Mother also argues the alleged domestic violence incident between her and Robert when she was pregnant demonstrates detriment. However, the juvenile court found mother's testimony on this point less than credible, Robert denied any violence, and the juvenile court found this issue did not pose a current risk of harm to Samuel.
Rather than being placed with his noncustodial presumed father, mother wanted Samuel to remain in limbo in foster care for an unspecified amount of time until she could reunify with Samuel. Such a result, however, is contrary to the statute. Section 361.2, subdivision (a) requires placement with the noncustodial parent, in this case Robert, unless there is a finding that such placement would be detrimental to the child.

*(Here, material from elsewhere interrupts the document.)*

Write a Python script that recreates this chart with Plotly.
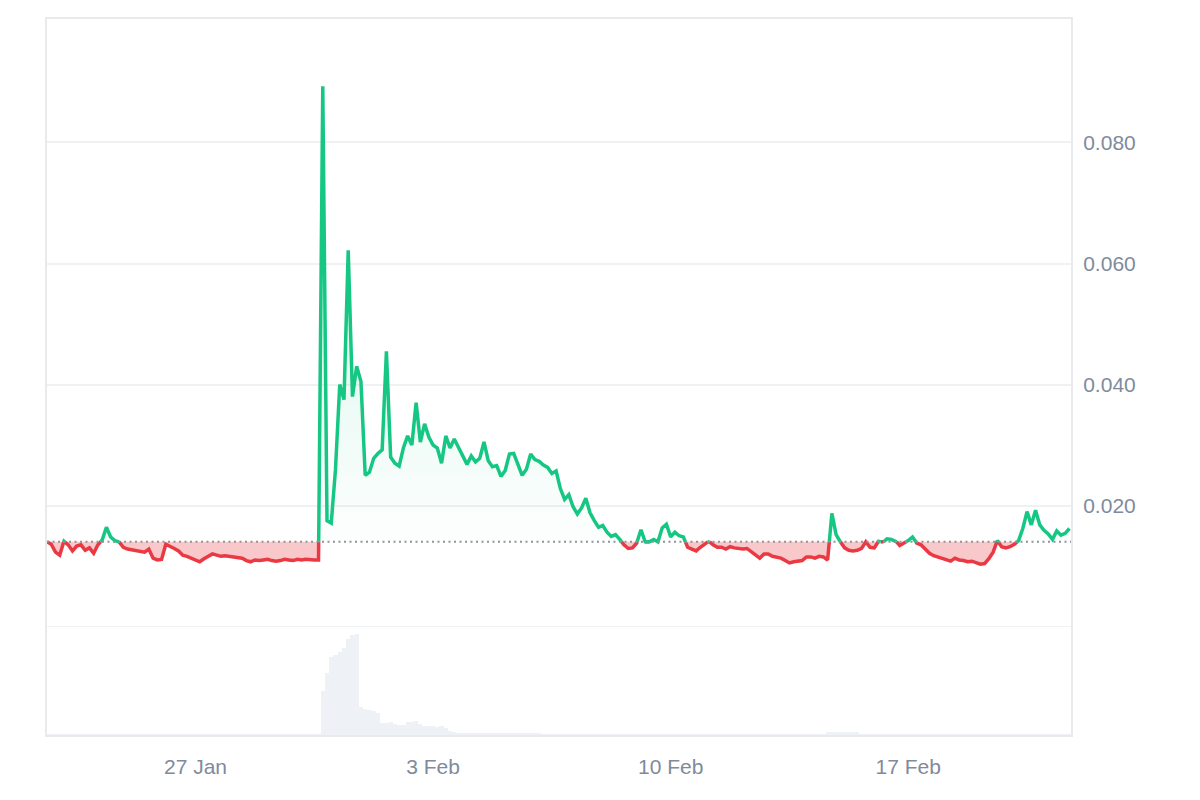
import plotly.graph_objects as go
from datetime import datetime, timedelta

# ---------------- data ----------------
start_time = "2025-01-22 15:00"
step_hours = 3

# price in thousandths of a unit (14.0 -> 0.0140), 3-hour samples
prices_milli = [
    14.0, 13.6, 12.3, 11.8, 14.1, 13.5, 12.5, 13.3, 13.5, 12.6,
    13.0, 12.1, 13.5, 14.3, 16.4, 14.8, 14.2, 14.0, 13.1, 12.8,
    12.7, 12.5, 12.4, 12.3, 12.8, 11.3, 11.0, 11.1, 13.6, 13.3,
    12.9, 12.5, 11.8, 11.6, 11.3, 11.0, 10.7, 11.2, 11.6, 12.0,
    11.8, 11.6, 11.7, 11.6, 11.5, 11.4, 11.3, 10.9, 10.7, 11.0,
    10.9, 11.0, 11.1, 10.9, 10.8, 10.9, 11.1, 11.0, 10.9, 11.1,
    11.0, 11.1, 11.0, 11.0, 11.0, 89.3,
    17.5, 17.1, 26.0, 40.0, 37.5, 62.2, 38.0, 43.0, 40.5, 25.0,
    25.5, 27.8, 28.6, 29.2, 45.5, 28.0, 27.0, 26.5, 29.5, 31.5,
    30.0, 37.0, 30.5, 33.5, 31.3, 30.0, 29.5, 27.0, 31.5, 29.5,
    31.0, 29.5,
    28.0, 26.8, 28.2, 27.2, 27.8, 30.5, 27.4, 26.4, 26.6, 24.8,
    25.8, 28.5, 28.6, 26.8, 25.0, 26.0, 28.5, 27.6, 27.3, 26.7,
    26.3, 25.3, 25.7, 22.8, 21.0, 21.8, 19.8, 18.6, 19.6, 21.2,
    18.8, 17.5, 16.4, 16.7, 15.6, 14.9, 15.2, 14.4, 13.5, 12.9,
    13.0, 13.8,
    16.0, 14.0, 14.0, 14.4, 14.0, 16.3, 16.9, 14.8, 15.6, 15.0,
    14.8, 13.1, 12.8, 12.5, 13.1, 13.7, 14.1, 13.5, 13.1, 13.1,
    12.8, 13.2, 13.0, 12.9, 12.8, 12.9, 12.4, 11.8, 11.3, 12.0,
    12.0, 11.6, 11.4, 11.3, 10.9, 10.5, 10.7, 10.8, 10.9, 11.5,
    11.5, 11.3, 11.6, 11.5, 11.0, 18.7, 15.2, 14.0, 13.0, 12.6,
    12.5, 12.6, 12.9, 14.0, 13.1, 13.0, 14.1, 13.9, 14.5, 14.4,
    14.2, 13.4, 13.8, 14.2, 14.8, 13.8, 13.5, 12.8, 12.1, 11.7,
    11.5, 11.3, 11.1, 10.8, 11.3, 11.0, 10.9, 10.7, 10.8, 10.5,
    10.3, 10.4, 11.2, 12.3, 14.2, 13.2, 13.0, 13.2, 13.6, 14.2,
    16.2, 19.0, 16.8, 19.2, 16.8, 15.9, 15.3, 14.4, 15.8, 15.1,
    15.4, 16.2,
]

# relative trading volume, same 3-hour samples
volume_rel = [
    0.3, 0.3, 0.3, 0.3, 0.3, 0.3, 0.3, 0.3, 0.3, 0.3,
    0.3, 0.3, 0.3, 0.3, 0.4, 0.3, 0.3, 0.3, 0.3, 0.3,
    0.3, 0.3, 0.3, 0.3, 0.3, 0.3, 0.3, 0.3, 0.3, 0.3,
    0.3, 0.3, 0.3, 0.3, 0.3, 0.3, 0.3, 0.3, 0.3, 0.3,
    0.3, 0.3, 0.3, 0.3, 0.3, 0.3, 0.3, 0.3, 0.3, 0.3,
    0.3, 0.3, 0.3, 0.3, 0.3, 0.3, 0.3, 0.3, 0.3, 0.3,
    0.3, 0.3, 0.3, 0.3, 0.3, 44,
    62, 78, 80, 83, 87, 96, 100, 101, 28, 26,
    25, 24, 22, 12, 12, 13, 11, 10, 10, 13,
    13, 14, 11, 9, 9, 9, 8, 9, 7, 4,
    3, 2,
    1.9, 1.9, 1.8, 1.8, 1.8, 1.8, 1.8, 1.8, 1.8, 1.8,
    1.8, 1.8, 1.8, 1.8, 1.8, 1.8, 1.8, 1.8, 1.7, 0.4,
    0.4, 0.4, 0.4, 0.4, 0.4, 0.4, 0.4, 0.4, 0.4, 0.4,
    0.4, 0.4, 0.4, 0.4, 0.4, 0.4, 0.4, 0.4, 0.4, 0.4,
    0.4, 0.4,
    0.4, 0.4, 0.4, 0.4, 0.4, 0.4, 0.4, 0.4, 0.4, 0.4,
    0.4, 0.4, 0.4, 0.4, 0.4, 0.4, 0.4, 0.4, 0.4, 0.4,
    0.4, 0.4, 0.4, 0.4, 0.4, 0.4, 0.4, 0.4, 0.4, 0.4,
    0.4, 0.4, 0.4, 0.4, 0.4, 0.4, 0.4, 0.4, 0.4, 0.4,
    0.4, 0.4, 0.4, 0.4, 2.5, 2.5, 2.5, 2.5, 2.5, 2.5,
    2.5, 2.5, 0.4, 0.4, 0.4, 0.4, 0.4, 0.4, 0.4, 0.4,
    0.4, 0.4, 0.4, 0.4, 0.4, 0.4, 0.4, 0.4, 0.4, 0.4,
    0.4, 0.4, 0.4, 0.4, 0.4, 0.4, 0.4, 0.4, 0.4, 0.4,
    0.4, 0.4, 0.4, 0.4, 0.4, 0.4, 0.4, 0.4, 0.4, 0.4,
    0.4, 0.4, 0.4, 0.4, 0.4, 0.4, 0.4, 0.4, 0.4, 0.4,
    0.4, 0.4,
]

x_tick_dates = ["2025-01-27", "2025-02-03", "2025-02-10", "2025-02-17"]
x_tick_labels = ["27 Jan", "3 Feb", "10 Feb", "17 Feb"]
y_tick_values = [0.0, 0.02, 0.04, 0.06, 0.08]
y_tick_labels = ["", "0.020", "0.040", "0.060", "0.080"]

# ---------------- derived series ----------------
t0 = datetime.strptime(start_time, "%Y-%m-%d %H:%M")
times = [t0 + timedelta(hours=step_hours * i) for i in range(len(prices_milli))]
prices = [m / 1000.0 for m in prices_milli]
base = prices[0]

aug_t, aug_v = [times[0]], [prices[0]]
for i in range(1, len(prices)):
    v0, v1 = prices[i - 1], prices[i]
    if (v0 - base) * (v1 - base) < 0:
        f = (base - v0) / (v1 - v0)
        aug_t.append(times[i - 1] + (times[i] - times[i - 1]) * f)
        aug_v.append(base)
    aug_t.append(times[i])
    aug_v.append(v1)

green_line = [v if v >= base else None for v in aug_v]
red_line = [v if v <= base else None for v in aug_v]
upper = [max(v, base) for v in aug_v]
lower = [min(v, base) for v in aug_v]
base_series = [base for _ in aug_v]

GREEN = "#16c784"
RED = "#ea3943"
GRID = "#eff1f4"
BORDER = "#e8eaed"

fig = go.Figure()

fig.add_trace(go.Bar(x=times, y=volume_rel, yaxis="y2",
                     marker=dict(color="#eef1f5", line=dict(width=0)),
                     hoverinfo="skip"))

fig.add_trace(go.Scatter(x=aug_t, y=base_series, mode="lines",
                         line=dict(width=0), hoverinfo="skip"))
fig.add_trace(go.Scatter(x=aug_t, y=upper, mode="lines", line=dict(width=0),
                         fill="tonexty",
                         fillgradient=dict(type="vertical",
                                           colorscale=[[0, "rgba(22,199,132,0.01)"],
                                                       [1, "rgba(22,199,132,0.10)"]],
                                           start=base, stop=0.045),
                         hoverinfo="skip"))
fig.add_trace(go.Scatter(x=aug_t, y=base_series, mode="lines",
                         line=dict(width=0), hoverinfo="skip"))
fig.add_trace(go.Scatter(x=aug_t, y=lower, mode="lines", line=dict(width=0),
                         fill="tonexty", fillcolor="rgba(234,57,67,0.28)",
                         hoverinfo="skip"))

fig.add_shape(type="line", xref="paper", x0=0, x1=1, yref="y", y0=base, y1=base,
              line=dict(color="#8f949c", width=2, dash="2px,3.5px"), layer="above")

fig.add_trace(go.Scatter(x=aug_t, y=red_line, mode="lines",
                         line=dict(color=RED, width=3.5), connectgaps=False))
fig.add_trace(go.Scatter(x=aug_t, y=green_line, mode="lines",
                         line=dict(color=GREEN, width=3.5), connectgaps=False))

x_end = t0 + timedelta(hours=724, minutes=5)

fig.update_layout(
    width=1200, height=800,
    margin=dict(l=47, r=129, t=19, b=65),
    plot_bgcolor="white", paper_bgcolor="white",
    showlegend=False, bargap=0,
    font=dict(family="Liberation Sans, Arial, sans-serif", size=21, color="#808a9d"),
    xaxis=dict(type="date", range=[t0, x_end], tickmode="array",
               tickvals=x_tick_dates, ticktext=x_tick_labels,
               showgrid=False, zeroline=False, ticks="",
               showline=True, mirror=True, linecolor=BORDER, linewidth=2,
               ticklabelstandoff=12),
    yaxis=dict(side="right", range=[-0.01793, 0.10041], domain=[0, 1],
               tickmode="array", tickvals=y_tick_values, ticktext=y_tick_labels,
               showgrid=True, gridcolor=GRID, gridwidth=1.5, zeroline=False,
               ticks="", showline=True, mirror=True, linecolor=BORDER, linewidth=2,
               ticklabelstandoff=6),
    yaxis2=dict(domain=[0, 0.1508], range=[0, 108], visible=False,
                showgrid=False, zeroline=False),
)

fig.write_html("out.html")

Weighing all the relevant factors, there was no evidence Samuel would suffer any harm, or "net harm," by being placed with his presumed father Robert and Robert's family. (In re Luke M., supra, 107 Cal.App.4th at p. 1425.)
When placing a child with a noncustodial parent under section 361.2, a juvenile court may grant legal and physical custody to the noncustodial parent and terminate jurisdiction, while providing reasonable visitation rights to the former custodial parent. (§ 361.2, subd. (b)(1).) This approach contemplates that any further proceedings will take place in a family court. (Ibid., § 362.4.) This was the approach taken here by the juvenile court.
The decision of whether to terminate jurisdiction under section 361.2, subdivision (b)(1), or select another option under that code section is reviewed for abuse of discretion. (In re Maya L. (2014) 232 Cal.App.4th 81, 102.)
We conclude the juvenile court did not abuse its discretion in finding that continuing jurisdiction was unnecessary. Samuel was comfortable and happy in the company of Robert and his wife and they interacted appropriately with Samuel. There was no need to foster a relationship with reunification services as called for in section 361.2, subdivision (b)(3); a bond already existed between Robert and Samuel. The social worker had investigated the background of both Robert and his wife and interviewed both adults and had no concerns about placing Samuel in their home. Thus, there was no need for a home visit as contemplated in section 361.2, subdivision (b)(2).
The exit order provided mother with reasonable visitation and terminated dependency jurisdiction, as provided for in section 361.2, subdivision (b)(1). Under the circumstances, there was no abuse of discretion. (In re Maya L., supra, 232 Cal.App.4th at p. 102.)
The order giving Robert sole legal and physical custody of Samuel and dismissing the dependency action as to Samuel is affirmed.